By Brian Cannon
Six years ago, our parent organization, OneVirginia2021, embarked on a mission to reform the long-broken redistricting system in Virginia. This year, over 2.7 million Virginians joined this mission by approving Amendment 1.
The approval ballot referendum is historic for several reasons.
First, the new process ends partisan gerrymandering by ensuring that legislative district lines are drawn fairly and do not favor one party over the other. One party does not have unilateral control over the process.
Next, it will be led by citizens. Politicians will no longer have free rein to choose whoever they want to represent. Not only will citizens be part of this process for the first time in our history, but a citizen will also serve as chair of the commission itself.
Third, historic voting rights protections for minority communities will be added to the Virginia Constitution for the first time. In fact, Justin Levitt, a former Obama administration Justice Department official, said that the commission “requires adherence to the Voting Rights Act … and then goes beyond.”
Further, total transparency is required. Instead of shady backroom deals, public meetings will be held across Virginia, with all data and notes from the meetings being completely open to the public.
Finally, Virginia will become the first Southern state to shift responsibility for redistricting from the legislature to a bipartisan commission.
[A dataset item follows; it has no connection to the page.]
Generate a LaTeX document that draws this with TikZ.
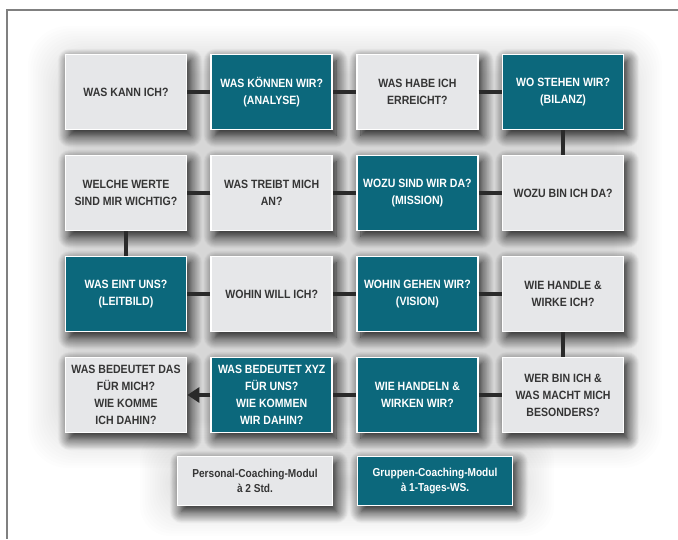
\documentclass[tikz,border=0pt]{standalone}
\usepackage{fontspec}
\setmainfont{Liberation Sans}[FakeStretch=0.88]
\usetikzlibrary{arrows.meta,shadows.blur}
\definecolor{petrol}{HTML}{0C687C}
\definecolor{boxgray}{HTML}{E6E7E9}
\definecolor{ink}{HTML}{353535}
\definecolor{linkgray}{HTML}{2A2A2A}
\definecolor{framegray}{HTML}{808080}
\tikzset{
  card/.style={rectangle, draw=white, line width=1.6pt, inner sep=2pt,
    minimum width=121pt, minimum height=75pt, align=center,
    font=\bfseries\fontsize{12}{17}\selectfont,
    blur shadow={shadow xshift=4pt, shadow yshift=-6pt, shadow blur radius=12pt,
      shadow blur steps=14, shadow opacity=95}},
  mine/.style={card, fill=boxgray, text=ink},
  ours/.style={card, fill=petrol, text=white},
  legendbox/.style={minimum width=155pt, minimum height=49pt,
    font=\bfseries\fontsize{11.5}{15}\selectfont},
  link/.style={draw=linkgray, line width=4pt}
}
\begin{document}
\begin{tikzpicture}[x=1pt,y=-1pt]
  \useasboundingbox (0,0) rectangle (678,539);
  % frame
  \draw[framegray, line width=2pt] (678,10) -- (7,10) -- (7,539);
  % soft haze behind the grid, built up ring by ring
  \foreach \k in {0,...,19}{%
    \fill[black, opacity=0.009, rounded corners=40pt]
      (28+2.5*\k,26+2.5*\k) rectangle (662-2.5*\k,468-2.5*\k);
    \fill[black, opacity=0.009, rounded corners=30pt]
      (140+2.5*\k,430+2.5*\k) rectangle (554-2.5*\k,536-2.5*\k);
  }
  % the question cards, column/row in the grid
  \foreach \name/\kind/\col/\row/\txt in {
      wasKann/mine/1/1/{WAS KANN ICH?},
      wasKoennen/ours/2/1/{WAS KÖNNEN WIR?\\(ANALYSE)},
      wasHabe/mine/3/1/{WAS HABE ICH\\ERREICHT?},
      woStehen/ours/4/1/{WO STEHEN WIR?\\(BILANZ)},
      welcheWerte/mine/1/2/{WELCHE WERTE\\SIND MIR WICHTIG?},
      wasTreibt/mine/2/2/{WAS TREIBT MICH\\AN?},
      wozuSind/ours/3/2/{WOZU SIND WIR DA?\\(MISSION)},
      wozuBin/mine/4/2/{WOZU BIN ICH DA?},
      wasEint/ours/1/3/{WAS EINT UNS?\\(LEITBILD)},
      wohinWill/mine/2/3/{WOHIN WILL ICH?},
      wohinGehen/ours/3/3/{WOHIN GEHEN WIR?\\(VISION)},
      wieHandle/mine/4/3/{WIE HANDLE \&\\WIRKE ICH?},
      wasDas/mine/1/4/{WAS BEDEUTET DAS\\FÜR MICH?\\WIE KOMME\\ICH DAHIN?},
      wasXyz/ours/2/4/{WAS BEDEUTET XYZ\\FÜR UNS?\\WIE KOMMEN\\WIR DAHIN?},
      wieHandeln/ours/3/4/{WIE HANDELN \&\\WIRKEN WIR?},
      werBin/mine/4/4/{WER BIN ICH \&\\WAS MACHT MICH\\BESONDERS?}}{%
    \node[\kind] (\name) at ({126+145.7*(\col-1)},{92+101*(\row-1)}) {\txt};
  }
  % legend
  \node[mine, legendbox] (legPers) at (255,481) {Personal-Coaching-Modul\\à 2 Std.};
  \node[ours, legendbox] (legGrp) at (435,481) {Gruppen-Coaching-Modul\\à 1-Tages-WS.};
  % the path through the cards
  \foreach \a/\b in {wasKann/wasKoennen, wasKoennen/wasHabe, wasHabe/woStehen,
      woStehen/wozuBin, wozuBin/wozuSind, wozuSind/wasTreibt, wasTreibt/welcheWerte,
      welcheWerte/wasEint, wasEint/wohinWill, wohinWill/wohinGehen,
      wohinGehen/wieHandle, wieHandle/werBin, werBin/wieHandeln,
      wieHandeln/wasXyz}{%
    \draw[link] (\a) -- (\b);
  }
  \draw[link, -{Triangle[length=12pt,width=15pt]}] (wasXyz) -- (wasDas);
\end{tikzpicture}
\end{document}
The process by which this came about should also not be overlooked. Because Virginia requires constitutional amendments to pass through both legislative chambers in two consecutive years, the process to get this on the ballot itself is far more difficult than most other states.
All told, the commission created by this referendum’s approval is the single most significant redistricting reform package ever to pass through a legislature, without the threat of a citizens initiative, in American history.
From the start, this movement has been about putting the voices of citizens above politicians and political parties. This month, Virginia voters spoke loud and clear in approving Amendment 1.
In creating a bipartisan redistricting commission, they said they want a seat at the table when district lines are drawn next year and beyond. They said they want a transparent redistricting process. They want civil rights protections to be added to the state constitution for the very first time. And they said that they want to end partisan gerrymandering in Virginia once and for all.
What’s more, in the days following the victory at the ballot box, the General Assembly approved a state budget that includes additional provisions to enhance the commission’s work next year and beyond.
These “enabling statutes” include regulations banning career politicians and/or political campaign workers/staffers and/or relatives from serving as citizen commissioners. The commission will also be required to accurately reflect the “racial, ethnic, geographic and gender diversity” of the Commonwealth as well. Further, the budget includes strict rules to follow in the unlikely event of a gridlocked commission. All told, this took a great commission and made it even better.
Now that the referendum has been approved, the question our organization gets most often is “what’s next?” And the answer is simple: now that a redistricting commission is being formed, Virginia’s citizens must be the ones to ensure that the commission’s work is successful.
Anyone who wants the redistricting process to be fairer, transparent and more equitable should remain engaged at this critical moment. Winning on Election Day was never the goal — the goal has always been to produce fairer district maps.
Citizen watchdogs are vital to making sure this happens. Whether it means attending the public meetings of the commission to submitting comments and engaging with the members and staff to serving as a citizen commissioner themselves, in many ways the hardest work is just beginning. We encourage anyone and everyone to remain engaged.
Finally, we also want to acknowledge that getting to this point has been a long process, and there have been many spirited conversations and debates surrounding the commission — even among those who have long supported reforming Virginia’s broken redistricting practices. We know that there are some who voted “no” on the ballot measure.
These discussions have made the amendment and accompanying enabling legislation even stronger, and we are at a historically positive place for anyone who wants to see Virginia’s redistricting commission be successful in its work. In the end, we all want to make redistricting more public, transparent and equitable.
So whether you were part of the 66 percent of Virginians who voted “yes” on Amendment 1, or the 34 percent who voted “no,” our campaign knows that we all want the same thing: to make redistricting more public, transparent and equitable. We remain ready to work together.